Source code of charts
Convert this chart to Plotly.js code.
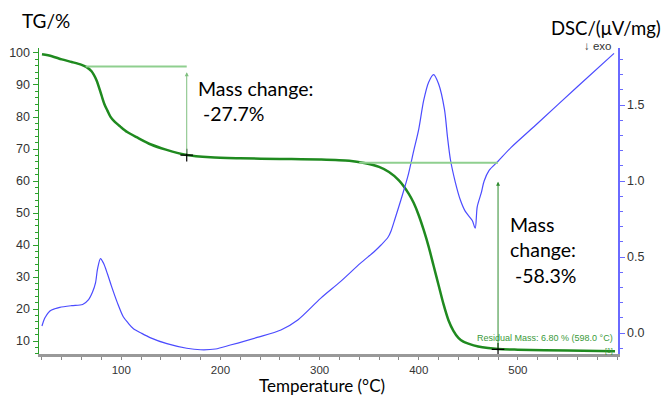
<!DOCTYPE html>
<html><head><meta charset="utf-8">
<script src="https://cdn.plot.ly/plotly-3.0.1.min.js"></script>
<style>html,body{margin:0;padding:0;background:#fff}#chart{width:666px;height:397px}</style>
</head><body><div id="chart"></div>
<script>
// TG curve (left axis, %)
const tgTemp = [20,30,40,50,60,65,70,75,80,83,86,89,93,99,106,116,130,145,166,190,220,260,300,330,345,360,370,380,390,395,400,405,410,415,420,425,430,435,440,445,450,460,470,480,500,550,598];
const tgVal  = [99.6,99.0,98.0,97.2,96.3,95.6,94.3,91.5,86.8,84.0,82.0,80.1,78.6,77.0,75.3,73.6,71.4,69.8,68.1,67.4,67.1,66.9,66.7,66.3,65.6,64.4,62.8,60.2,56.0,53.1,49.3,44.7,39.5,33.5,27.5,21.5,16.5,13.2,11.0,9.8,9.2,8.3,7.8,7.5,7.3,7.0,6.8];
// DSC curve (right axis, µV/mg)
const dscTemp = [20,23,28,33,38,50,61,67,71,74,76,79,82,86,90,96,102,107,112,120,129,146,166,180,195,210,237,261,278,301,321,341,355,362,369,372,376,382,389,395,400,405,410,415,420,426,429,432,437,442,447,454,457,459,463,466,471,480,493,520,560,597];
const dscVal  = [0.046,0.10,0.145,0.16,0.169,0.180,0.188,0.22,0.27,0.33,0.42,0.49,0.46,0.39,0.31,0.20,0.107,0.065,0.03,0.0,-0.03,-0.07,-0.10,-0.11,-0.105,-0.079,-0.029,0.02,0.086,0.228,0.338,0.458,0.535,0.579,0.63,0.67,0.75,0.875,1.03,1.2,1.34,1.53,1.65,1.70,1.64,1.47,1.29,1.14,0.99,0.875,0.80,0.74,0.69,0.83,0.92,1.0,1.07,1.13,1.22,1.38,1.62,1.84];
// Step analysis markers
const stepTemp = [166,480];
const stepTG = [68.1,7.4];
const stepLevel = [95.8,65.7];
const stepStart = [64,340];
const stepArrowTop = [94,59.8];
const stepLabels = ["Mass change:<br> -27.7%","Mass<br>change:<br> -58.3%"];
const xTicks = [100,200,300,400,500];
const yTicks = [10,20,30,40,50,60,70,80,90,100];
const y2Ticks = [0,0.5,1.0,1.5];
const y2Labels = ["0.0","0.5","1.0","1.5"];

const green = '#1f8a1f', lightGreen = '#8fcf8f', blue = '#4b4bff';
const traces = [
  {x: tgTemp, y: tgVal, type:'scatter', mode:'lines', line:{color:green, width:2.5, shape:'spline', smoothing:0.8}, yaxis:'y', hoverinfo:'skip'},
  {x: dscTemp, y: dscVal, type:'scatter', mode:'lines', line:{color:blue, width:1.2, shape:'spline', smoothing:0.8}, yaxis:'y2', hoverinfo:'skip'},
  {x: stepTemp, y: stepTG, type:'scatter', mode:'markers', marker:{symbol:'cross-thin-open', size:9, color:'#000', line:{width:1.2, color:'#000'}}, yaxis:'y'}
];
const shapes = [];
for (let i=0;i<2;i++){
  shapes.push({type:'line', xref:'x', yref:'y', x0:stepStart[i], x1:stepTemp[i], y0:stepLevel[i], y1:stepLevel[i], line:{color:lightGreen, width:2}});
}
const txt = 'Lato, Liberation Sans';
const annotations = [
  {xref:'paper', yref:'paper', x:-0.032, y:1.09, xanchor:'left', yanchor:'middle', text:'TG/%', showarrow:false, font:{family:txt, size:19, color:'#000'}},
  {xref:'paper', yref:'paper', x:1.078, y:1.065, xanchor:'right', yanchor:'middle', text:'DSC/(μV/mg)', showarrow:false, font:{family:txt, size:18.5, color:'#000'}},
  {xref:'paper', yref:'paper', x:0.993, y:1.005, xanchor:'right', yanchor:'middle', text:'↓ exo', showarrow:false, font:{family:'Liberation Sans', size:11.5, color:'#333'}},
  {xref:'paper', yref:'paper', x:0.489, y:-0.1405, xanchor:'center', yanchor:'bottom', borderpad:0, text:'Temperature (°C)', showarrow:false, font:{family:txt, size:17, color:'#000'}},
  {xref:'x', yref:'y', x:175, y:93, xanchor:'left', yanchor:'top', align:'left', text:stepLabels[0], showarrow:false, font:{family:txt, size:19.5, color:'#000'}},
  {xref:'x', yref:'y', x:490, y:50.5, xanchor:'left', yanchor:'top', align:'left', text:stepLabels[1], showarrow:false, font:{family:txt, size:19.5, color:'#000'}},
  {xref:'x', yref:'y', x:598, y:8.9, xanchor:'right', yanchor:'bottom', text:'Residual Mass: 6.80 % (598.0 °C)', showarrow:false, font:{family:'Liberation Sans', size:9, color:'#3a9a3a'}},
  {xref:'x', yref:'y', x:598, y:8.9, xanchor:'right', yanchor:'top', text:'[1]', showarrow:false, font:{family:'Liberation Sans', size:7, color:'#3a9a3a'}},
  {xref:'x', yref:'y', axref:'x', ayref:'y', x:stepTemp[0], y:stepArrowTop[0], ax:stepTemp[0], ay:stepTG[0], text:'', showarrow:true, arrowhead:2, arrowsize:0.8, arrowwidth:1, arrowcolor:'#7fbf7f', standoff:0, startstandoff:0},
  {xref:'x', yref:'y', axref:'x', ayref:'y', x:stepTemp[1], y:stepArrowTop[1], ax:stepTemp[1], ay:stepTG[1], text:'', showarrow:true, arrowhead:2, arrowsize:0.8, arrowwidth:1, arrowcolor:'#2e8b2e', standoff:0, startstandoff:0}
];
const layout = {
  width:666, height:397, margin:{l:39, r:48, t:48, b:43},
  paper_bgcolor:'#fff', plot_bgcolor:'#fff', showlegend:false,
  font:{family:'Liberation Sans, Arial', size:12, color:'#333'},
  xaxis:{range:[17,601], tickvals:xTicks, ticktext:xTicks.map(String), showgrid:false, zeroline:false,
    showline:true, linecolor:'#999', linewidth:3, ticks:'outside', ticklen:3, tickcolor:'#888', tickwidth:1,
    minor:{dtick:20, tick0:0, ticks:'outside', ticklen:3, tickcolor:'#888', showgrid:false},
    tickfont:{size:11.5, color:'#333'}},
  yaxis:{range:[5.94,101.56], tickvals:yTicks, ticktext:yTicks.map(String), showgrid:false, zeroline:false,
    showline:true, linecolor:'#2ca02c', linewidth:1.5, ticks:'outside', ticklen:5, tickcolor:'#2ca02c',
    minor:{dtick:2, tick0:0, ticks:'outside', ticklen:3, tickcolor:'#2ca02c', showgrid:false},
    tickfont:{size:12.5, color:'#333'}},
  yaxis2:{range:[-0.138,1.875], overlaying:'y', side:'right', tickvals:y2Ticks, ticktext:y2Labels, showgrid:false, zeroline:false,
    showline:true, linecolor:'#6a6aff', linewidth:1.5, ticks:'outside', ticklen:5, tickcolor:'#6a6aff',
    minor:{dtick:0.1, tick0:0, ticks:'outside', ticklen:3, tickcolor:'#6a6aff', showgrid:false},
    tickfont:{size:12.5, color:'#333'}},
  shapes:shapes, annotations:annotations
};
Plotly.newPlot('chart', traces, layout, {staticPlot:true, displayModeBar:false});
</script></body></html>
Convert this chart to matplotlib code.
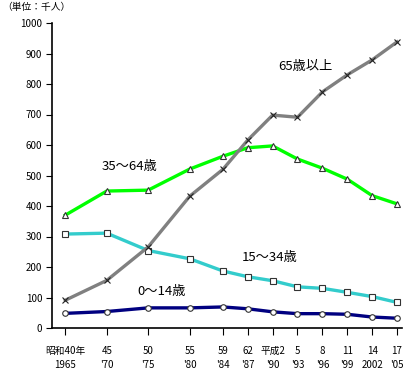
import matplotlib.pyplot as plt

plt.rcParams['font.family'] = ['Noto Sans CJK JP', 'DejaVu Sans']

# data (thousand persons)
years = [1965, 1970, 1975, 1980, 1984, 1987, 1990, 1993, 1996, 1999, 2002, 2005]
tick_labels = ["昭和40年\n1965", "45\n'70", "50\n'75", "55\n'80", "59\n'84", "62\n'87",
               "平成2\n'90", "5\n'93", "8\n'96", "11\n'99", "14\n2002", "17\n'05"]
age_65_over = [91, 156, 266, 432, 520, 616, 698, 691, 774, 830, 879, 938]
age_35_64 = [370, 449, 452, 521, 563, 591, 597, 554, 524, 488, 434, 407]
age_15_34 = [308, 311, 254, 227, 187, 168, 155, 135, 130, 117, 103, 84]
age_0_14 = [48, 54, 66, 66, 69, 63, 53, 47, 47, 45, 36, 32]

fig = plt.figure(figsize=(4.1, 3.71), dpi=100)
ax = fig.add_axes([52 / 410, 1 - 328 / 371, 350 / 410, 305 / 371])

ax.plot(years, age_0_14, color='#000080', lw=2.4, marker='o', ms=4,
        mfc='white', mec='#333333', mew=0.8)
ax.plot(years, age_15_34, color='#33cccc', lw=2.4, marker='s', ms=4,
        mfc='white', mec='#333333', mew=0.8)
ax.plot(years, age_35_64, color='#00ff00', lw=2.4, marker='^', ms=5,
        mfc='white', mec='#333333', mew=0.8)
ax.plot(years, age_65_over, color='#808080', lw=2.4, marker='x', ms=5,
        mec='#222222', mew=0.8)

# series labels
ax.text(1993.9, 857, '65歳以上', fontsize=9.5, ha='center', va='center')
ax.text(1972.8, 528, '35～64歳', fontsize=9.5, ha='center', va='center')
ax.text(1989.7, 230, '15～34歳', fontsize=9.5, ha='center', va='center')
ax.text(1976.6, 121, '0～14歳', fontsize=9.5, ha='center', va='center')

ax.set_xlim(1963.4, 2005.6)
ax.set_ylim(0, 1000)
ax.set_xticks(years)
ax.set_xticklabels(tick_labels, fontsize=7, linespacing=1.5)
ax.set_yticks(range(0, 1001, 100))
ax.tick_params(axis='y', labelsize=7, length=4, pad=3)
ax.tick_params(axis='x', length=5, pad=8)

for s in ['top', 'right']:
    ax.spines[s].set_visible(False)
ax.spines['left'].set_linewidth(1.2)
ax.spines['bottom'].set_linewidth(1.2)

fig.text(2 / 410, 1 - 7 / 371, '（単位：千人）', fontsize=7, ha='left', va='center')

fig.savefig('out.png', dpi=100)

WHAT TO DO: Copy word for word every line from the one with "Convert this chart to matplotlib code." through the one with "121, '0～14歳', fontsize=9.5, ha='center', va='center')", including both. No pictures belong in the copy.

RESULT FOR THIS EXERCISE:
Convert this chart to matplotlib code.
import matplotlib.pyplot as plt

plt.rcParams['font.family'] = ['Noto Sans CJK JP', 'DejaVu Sans']

# data (thousand persons)
years = [1965, 1970, 1975, 1980, 1984, 1987, 1990, 1993, 1996, 1999, 2002, 2005]
tick_labels = ["昭和40年\n1965", "45\n'70", "50\n'75", "55\n'80", "59\n'84", "62\n'87",
               "平成2\n'90", "5\n'93", "8\n'96", "11\n'99", "14\n2002", "17\n'05"]
age_65_over = [91, 156, 266, 432, 520, 616, 698, 691, 774, 830, 879, 938]
age_35_64 = [370, 449, 452, 521, 563, 591, 597, 554, 524, 488, 434, 407]
age_15_34 = [308, 311, 254, 227, 187, 168, 155, 135, 130, 117, 103, 84]
age_0_14 = [48, 54, 66, 66, 69, 63, 53, 47, 47, 45, 36, 32]

fig = plt.figure(figsize=(4.1, 3.71), dpi=100)
ax = fig.add_axes([52 / 410, 1 - 328 / 371, 350 / 410, 305 / 371])

ax.plot(years, age_0_14, color='#000080', lw=2.4, marker='o', ms=4,
        mfc='white', mec='#333333', mew=0.8)
ax.plot(years, age_15_34, color='#33cccc', lw=2.4, marker='s', ms=4,
        mfc='white', mec='#333333', mew=0.8)
ax.plot(years, age_35_64, color='#00ff00', lw=2.4, marker='^', ms=5,
        mfc='white', mec='#333333', mew=0.8)
ax.plot(years, age_65_over, color='#808080', lw=2.4, marker='x', ms=5,
        mec='#222222', mew=0.8)

# series labels
ax.text(1993.9, 857, '65歳以上', fontsize=9.5, ha='center', va='center')
ax.text(1972.8, 528, '35～64歳', fontsize=9.5, ha='center', va='center')
ax.text(1989.7, 230, '15～34歳', fontsize=9.5, ha='center', va='center')
ax.text(1976.6, 121, '0～14歳', fontsize=9.5, ha='center', va='center')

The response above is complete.